I’m currently using julia on a network of Linux computers with shared home directories (via NFS). I’ve noticed that when I use REPLs on two machines simultaneously (which I do more or less every day), the repl_history.jl file gets corrupted by null bytes.

This is apparently independent of what I do during the simulatenous REPL sessions; I can reproduce the problem by immediately closing the REPLs after opening them. As soon as there are two sessions running at the same time on different hosts, the history file gets corrupted.

Example

This is an example sequence of commands to illustrate the problem, but I have found the problem to be independent of the order of closing or opening the REPLs, as soon as two are running simultaneously, the problem will occur.

On the first machine, open a REPL and run

julia> println("I have now started one REPL")

Then, open a REPL on a second machine an run

julia> println("and another one on a different machine")

Go back to the first machine and execute

julia> println("I will now close the first REPL"); exit()

thus closing the first REPL.

Now close the second REPL with

julia> println("and now the second one"); exit()

The resulting REPL history file (as displayed by vim running on the second machine) will be

# time: 2020-07-17 10:05:00 CEST
# mode: julia
        println("and another one on a different machine")
^@^@^@^@^@^@^@^@^@^@^@^@^@^@^@^@^@^@^@^@^@^@^@^@^@^@^@^@^@^@^@^@^@^@^@^@^@^@^@^@^@^@^@^@^@^@^@^@^@^@^@^@^@^@^@^@^@^@^@^@^@^@^@^@^@^@^@^@^@^@^@^@^@^@^@^@^@^@^@^@^@^@^@^@^@^@^@^@# time: 2020-07-17 10:05:32 CEST
# mode: julia
        println("and now the second one"); exit()
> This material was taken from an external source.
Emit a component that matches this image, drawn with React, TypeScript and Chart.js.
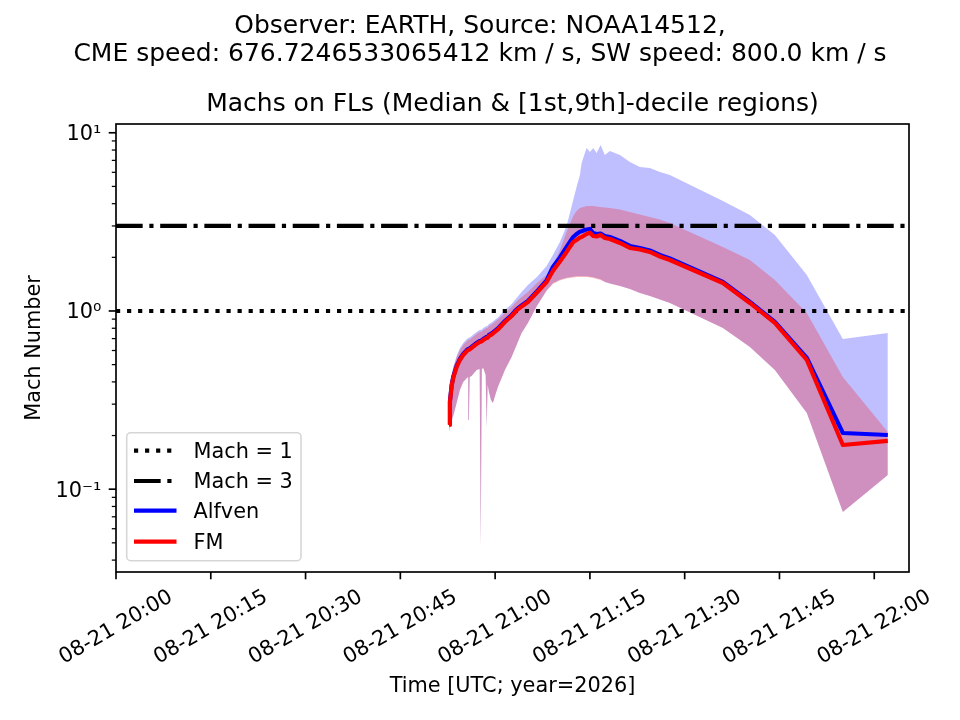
import { useEffect, useRef } from 'react';
import { Chart, registerables } from 'chart.js';

Chart.register(...registerables);

// minutes after 08-21 20:00 UTC
const TIME_MIN = [
  52.74, 52.85, 53.12, 53.37, 53.91, 54.43, 54.95, 55.54, 55.74, 55.85,
  55.98, 56.28, 57.07, 57.55, 57.72, 57.9, 58.12, 58.5, 58.66, 58.82,
  59.02, 59.34, 59.65, 60.13, 60.44, 61.55, 62.61, 63.4, 64.19, 65.19,
  66.61, 68.15, 69.14, 70.25, 71.31, 72.36, 72.89, 73.42, 73.69, 74.21,
  74.48, 75.0, 75.52, 76.06, 76.69, 77.37, 78.16, 79.75, 81.33, 82.91,
  84.49, 86.08, 87.66, 96.05, 100.32, 104.27, 109.33, 115.03, 122.15,
];

const ALFVEN_MEDIAN = [
  0.2322, 0.3126, 0.3843, 0.4262, 0.4913, 0.5378, 0.5737, 0.6042, 0.6121, 0.6121,
  0.6161, 0.6281, 0.6614, 0.6788, 0.6815, 0.685, 0.6965, 0.71, 0.7146, 0.7173,
  0.7333, 0.7429, 0.7574, 0.7822, 0.7977, 0.8788, 0.9496, 1.0196, 1.0737, 1.1379,
  1.2866, 1.4832, 1.7659, 1.9963, 2.2864, 2.6019, 2.7047, 2.7861, 2.8008, 2.8487,
  2.8674, 2.886, 2.7398, 2.7047, 2.7222, 2.6358, 2.6019, 2.4707, 2.3165, 2.2569,
  2.1853, 2.0621, 1.9707, 1.4548, 1.1232, 0.8676, 0.5448, 0.2067, 0.2014,
];

const FM_MEDIAN = [
  0.2292, 0.3086, 0.3795, 0.4207, 0.485, 0.5309, 0.5663, 0.5964, 0.6042, 0.6042,
  0.6081, 0.6201, 0.6529, 0.6699, 0.6726, 0.6761, 0.6874, 0.7009, 0.7054, 0.7082,
  0.7239, 0.7333, 0.7477, 0.7722, 0.7875, 0.8676, 0.9375, 1.0065, 1.0598, 1.1232,
  1.27, 1.4548, 1.6768, 1.8957, 2.1435, 2.4389, 2.5027, 2.5852, 2.6019, 2.67,
  2.7047, 2.7505, 2.6358, 2.6189, 2.67, 2.5681, 2.5351, 2.4077, 2.2569, 2.2136,
  2.1435, 2.0222, 1.9328, 1.4359, 1.1089, 0.8564, 0.5309, 0.177, 0.1865,
];

// 1st decile
const ALFVEN_LOW = [
  0.2094, 0.2205, 0.2445, 0.2575, 0.3046, 0.3602, 0.3996, 0.4207, 0.4262, 0.2445,
  0.4262, 0.4317, 0.4665, 0.4726, 0.0468, 0.4726, 0.4787, 0.4374, 0.2205, 0.3843,
  0.351, 0.3166, 0.3046, 0.3467, 0.3745, 0.4665, 0.5519, 0.6445, 0.7524, 0.8564,
  1.0668, 1.308, 1.432, 1.498, 1.537, 1.557, 1.567, 1.567, 1.567, 1.567,
  1.567, 1.557, 1.547, 1.527, 1.508, 1.4548, 1.4266, 1.3813, 1.3289, 1.2618,
  1.2137, 1.1601, 1.1089, 0.8028, 0.6281, 0.4665, 0.2677, 0.0745, 0.1202,
];

// 9th decile
const ALFVEN_HIGH = [
  0.2542, 0.3467, 0.4374, 0.485, 0.5592, 0.6201, 0.6614, 0.6965, 0.7054, 0.7054,
  0.71, 0.7239, 0.7625, 0.7822, 0.785, 0.788, 0.8028, 0.8185, 0.8239, 0.8271,
  0.8455, 0.8564, 0.8732, 0.9018, 0.9194, 1.013, 1.0946, 1.183, 1.2785, 1.3993,
  1.5518, 1.7886, 2.0621, 2.4389, 2.9992, 4.1966, 4.9649, 5.7978, 6.7686, 7.7036,
  8.2171, 7.8037, 8.2171, 7.7036, 8.542, 7.5074, 7.9054, 7.5074, 6.8563, 6.4296,
  6.3472, 6.0256, 5.7978, 4.1428, 3.4575, 2.67, 1.5922, 0.6965, 0.7524,
];

const FM_LOW = [
  0.2094, 0.2205, 0.2445, 0.2575, 0.3046, 0.3602, 0.3996, 0.4207, 0.4262, 0.2445,
  0.4262, 0.4317, 0.4665, 0.4726, 0.0468, 0.4726, 0.4787, 0.4374, 0.2205, 0.3843,
  0.351, 0.3166, 0.3046, 0.3467, 0.3745, 0.4665, 0.5519, 0.6445, 0.7524, 0.8564,
  1.0668, 1.295, 1.4177, 1.4832, 1.522, 1.5417, 1.5518, 1.5518, 1.5518, 1.5518,
  1.5518, 1.5417, 1.5318, 1.5122, 1.4928, 1.4548, 1.4266, 1.3813, 1.3289, 1.2618,
  1.2137, 1.1601, 1.1089, 0.8028, 0.6281, 0.4665, 0.2677, 0.0745, 0.1202,
];

const FM_HIGH = [
  0.251, 0.3422, 0.4317, 0.4787, 0.5519, 0.6042, 0.6445, 0.6788, 0.6874, 0.6874,
  0.6919, 0.7054, 0.7429, 0.7625, 0.765, 0.768, 0.7822, 0.7977, 0.8028, 0.8059,
  0.8239, 0.8345, 0.8509, 0.8788, 0.896, 0.9745, 1.053, 1.1306, 1.1984, 1.2785,
  1.4359, 1.5922, 1.8119, 2.1992, 2.7752, 3.4129, 3.6413, 3.7844, 3.809, 3.8583,
  3.8834, 3.8834, 3.8834, 3.8583, 3.8336, 3.809, 3.7844, 3.7125, 3.5946, 3.48,
  3.3696, 3.2624, 3.1177, 2.2864, 1.9328, 1.4928, 0.9745, 0.4262, 0.2094,
];

const MACH_LEVELS = [1, 3];
const LEGEND_LABELS = ['Mach = 1', 'Mach = 3', 'Alfven', 'FM'];

const X_RANGE = [0, 125.5];
const Y_RANGE = [0.0343, 11.2];
const X_TICKS = [0, 15, 30, 45, 60, 75, 90, 105, 120];
const X_TICK_LABELS = [
  '08-21 20:00', '08-21 20:15', '08-21 20:30', '08-21 20:45', '08-21 21:00',
  '08-21 21:15', '08-21 21:30', '08-21 21:45', '08-21 22:00',
];
const Y_TICKS = [0.1, 1, 10];
const Y_TICK_LABELS = ['10⁻¹', '10⁰', '10¹'];
const Y_MINOR_TICKS = [
  0.04, 0.05, 0.06, 0.07, 0.08, 0.09,
  0.2, 0.3, 0.4, 0.5, 0.6, 0.7, 0.8, 0.9,
  2, 3, 4, 5, 6, 7, 8, 9,
];

const SUPTITLE = [
  'Observer: EARTH, Source: NOAA14512,',
  'CME speed: 676.7246533065412 km / s, SW speed: 800.0 km / s',
];
const TITLE = 'Machs on FLs (Median & [1st,9th]-decile regions)';
const X_LABEL = 'Time [UTC; year=2026]';
const Y_LABEL = 'Mach Number';

const FONT = '"DejaVu Sans", sans-serif';
const FS = 20.83; // 10pt @150dpi
const TITLE_FS = 25;
const LW = 4.17; // 2pt
const DOTTED = [4.17, 6.88];
const DASHDOT = [26.67, 6.67, 4.17, 6.67];

const pts = (ys: number[]) => TIME_MIN.map((t, i) => ({ x: t, y: ys[i] }));
const hline = (v: number) => [{ x: X_RANGE[0], y: v }, { x: X_RANGE[1], y: v }];

// 轴刻度、标题、图例都在这里画
const decorPlugin = {
  id: 'decor',
  afterDraw(chart: any) {
    const ctx: CanvasRenderingContext2D = chart.ctx;
    const { left, right, top, bottom } = chart.chartArea;
    const xs = chart.scales.x;
    const ys = chart.scales.y;
    ctx.save();
    ctx.strokeStyle = '#000';
    ctx.fillStyle = '#000';

    const seg = (x1: number, y1: number, x2: number, y2: number) => {
      ctx.beginPath();
      ctx.moveTo(x1, y1);
      ctx.lineTo(x2, y2);
      ctx.stroke();
    };

    // tick marks
    ctx.lineWidth = 1.67;
    X_TICKS.forEach(v => {
      const px = xs.getPixelForValue(v);
      seg(px, bottom, px, bottom + 7.3);
    });
    Y_TICKS.forEach(v => {
      const py = ys.getPixelForValue(v);
      seg(left, py, left - 7.3, py);
    });
    ctx.lineWidth = 1.25;
    Y_MINOR_TICKS.forEach(v => {
      const py = ys.getPixelForValue(v);
      seg(left, py, left - 4.2, py);
    });

    // frame
    ctx.lineWidth = 1.67;
    ctx.strokeRect(left, top, right - left, bottom - top);

    // rotated x tick labels, centred under the tick
    const ang = Math.PI / 6;
    ctx.font = `${FS}px ${FONT}`;
    ctx.textAlign = 'center';
    ctx.textBaseline = 'alphabetic';
    X_TICKS.forEach((v, i) => {
      const label = X_TICK_LABELS[i];
      const w = ctx.measureText(label).width;
      const h = FS * 0.99;
      const H = w * Math.sin(ang) + h * Math.cos(ang);
      ctx.save();
      ctx.translate(xs.getPixelForValue(v), bottom + 14.6 + H / 2);
      ctx.rotate(-ang);
      ctx.fillText(label, 0, h / 2 - 0.23 * FS);
      ctx.restore();
    });

    // axis labels
    ctx.fillText(X_LABEL, (left + right) / 2, 692);
    ctx.save();
    ctx.translate(39.5, (top + bottom) / 2);
    ctx.rotate(-Math.PI / 2);
    ctx.fillText(Y_LABEL, 0, 0);
    ctx.restore();

    // titles
    ctx.font = `${TITLE_FS}px ${FONT}`;
    ctx.fillText(SUPTITLE[0], chart.width / 2, 33.3);
    ctx.fillText(SUPTITLE[1], chart.width / 2, 61);
    ctx.fillText(TITLE, (left + right) / 2, 111);

    // legend
    const bx = 126.7, by = 432.7, bw = 174.3, bh = 128, r = 4;
    ctx.beginPath();
    ctx.moveTo(bx + r, by);
    ctx.arcTo(bx + bw, by, bx + bw, by + bh, r);
    ctx.arcTo(bx + bw, by + bh, bx, by + bh, r);
    ctx.arcTo(bx, by + bh, bx, by, r);
    ctx.arcTo(bx, by, bx + bw, by, r);
    ctx.closePath();
    ctx.fillStyle = 'rgba(255,255,255,0.8)';
    ctx.fill();
    ctx.strokeStyle = 'rgba(204,204,204,0.8)';
    ctx.lineWidth = 1.6;
    ctx.stroke();

    const rows = [450.7, 481, 510.7, 541.7];
    const styles = [
      { color: '#000', dash: DOTTED },
      { color: '#000', dash: DASHDOT },
      { color: '#0000ff', dash: [] as number[] },
      { color: '#ff0000', dash: [] as number[] },
    ];
    ctx.font = `${FS}px ${FONT}`;
    ctx.textAlign = 'left';
    rows.forEach((ry, i) => {
      ctx.strokeStyle = styles[i].color;
      ctx.lineWidth = LW;
      ctx.lineCap = 'butt';
      ctx.setLineDash(styles[i].dash);
      seg(134, ry, 176.5, ry);
      ctx.setLineDash([]);
      ctx.fillStyle = '#000';
      ctx.fillText(LEGEND_LABELS[i], 193.5, ry + 7.3);
    });
    ctx.restore();
  },
};

export default function App() {
  const canvasRef = useRef<HTMLCanvasElement>(null);

  useEffect(() => {
    if (!canvasRef.current) return;
    Chart.defaults.font.family = FONT;

    const band = { borderWidth: 0, borderColor: 'rgba(0,0,0,0)', pointRadius: 0 };

    const chart = new Chart(canvasRef.current, {
      type: 'line',
      data: {
        datasets: [
          { ...band, label: 'alfven-low', data: pts(ALFVEN_LOW), fill: false, order: 10 },
          { ...band, label: 'alfven-high', data: pts(ALFVEN_HIGH), fill: '-1', backgroundColor: 'rgba(0,0,255,0.25)', order: 9 },
          { ...band, label: 'fm-low', data: pts(FM_LOW), fill: false, order: 8 },
          { ...band, label: 'fm-high', data: pts(FM_HIGH), fill: '-1', backgroundColor: 'rgba(255,0,0,0.25)', order: 7 },
          {
            label: LEGEND_LABELS[0], data: hline(MACH_LEVELS[0]), borderColor: '#000', borderWidth: LW,
            borderDash: DOTTED, borderCapStyle: 'butt', pointRadius: 0, fill: false, order: 4,
          },
          {
            label: LEGEND_LABELS[1], data: hline(MACH_LEVELS[1]), borderColor: '#000', borderWidth: LW,
            borderDash: DASHDOT, borderCapStyle: 'butt', pointRadius: 0, fill: false, order: 3,
          },
          {
            label: LEGEND_LABELS[2], data: pts(ALFVEN_MEDIAN), borderColor: '#0000ff', borderWidth: LW,
            borderJoinStyle: 'round', pointRadius: 0, fill: false, order: 2,
          },
          {
            label: LEGEND_LABELS[3], data: pts(FM_MEDIAN), borderColor: '#ff0000', borderWidth: LW,
            borderJoinStyle: 'round', pointRadius: 0, fill: false, order: 1,
          },
        ],
      },
      options: {
        responsive: false,
        animation: false,
        events: [],
        layout: { padding: { left: 0, top: 124, right: 51, bottom: 0 } },
        elements: { line: { tension: 0 } },
        plugins: {
          legend: { display: false },
          tooltip: { enabled: false },
          title: { display: false },
        },
        scales: {
          x: {
            type: 'linear',
            min: X_RANGE[0],
            max: X_RANGE[1],
            grid: { display: false, drawTicks: false },
            border: { display: false },
            ticks: { display: false },
            afterFit: (s: any) => { s.height = 148; },
          },
          y: {
            type: 'logarithmic',
            min: Y_RANGE[0],
            max: Y_RANGE[1],
            grid: { display: false, drawTicks: false },
            border: { display: false },
            afterBuildTicks: (s: any) => {
              s.ticks = Y_TICKS.map(v => ({ value: v, major: true }));
            },
            afterFit: (s: any) => { s.width = 116; },
            ticks: {
              autoSkip: false,
              padding: 14.6,
              labelOffset: 2,
              color: '#000',
              font: { size: FS, family: FONT },
              callback: (v: any) => {
                const i = Y_TICKS.indexOf(Number(v));
                return i >= 0 ? Y_TICK_LABELS[i] : '';
              },
            },
          },
        },
      },
      plugins: [decorPlugin],
    });

    return () => chart.destroy();
  }, []);

  return (
    <div style={{ position: 'absolute', left: 0, top: 0, width: 960, height: 720, background: '#fff' }}>
      <canvas ref={canvasRef} width={960} height={720} style={{ display: 'block' }} />
    </div>
  );
}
(where the ^@ represent the null bytes)

JonasIsensee commented 3 years ago

Oh, this isn't actually new.

7176

JonasIsensee commented 3 years ago

This was fixed for precompile caches. #36416 Can we do the same here?

37015

StefanKarpinski commented 3 years ago

Solutions for small, atomically generated files like precompile caches are not ideal for a few reasons. History files tend to get quite large and they are incrementally generated. Rewriting the entire history file to a temporary file and then replacing it on every REPL entry seems like not a great idea. It would also mean that instead of corruption, we would see history loss: if two Julia processes try to write a history entry at the same time, they both make a copy, add their new entry and then replace the original with their copy — whichever move happens last "wins" and the history entry from the other one is lost.

File locking would be much better: if one Julia process is currently updating the history file, let others wait until it is done. No copying of the file is required and no entries will be lost. The only problem is that file locking is hard and not portable and APIs like flock don't work on distributed file systems, which is exactly where this is a problem. The best approach is probably to make https://github.com/vtjnash/Pidfile.jl a stdlib and then use that.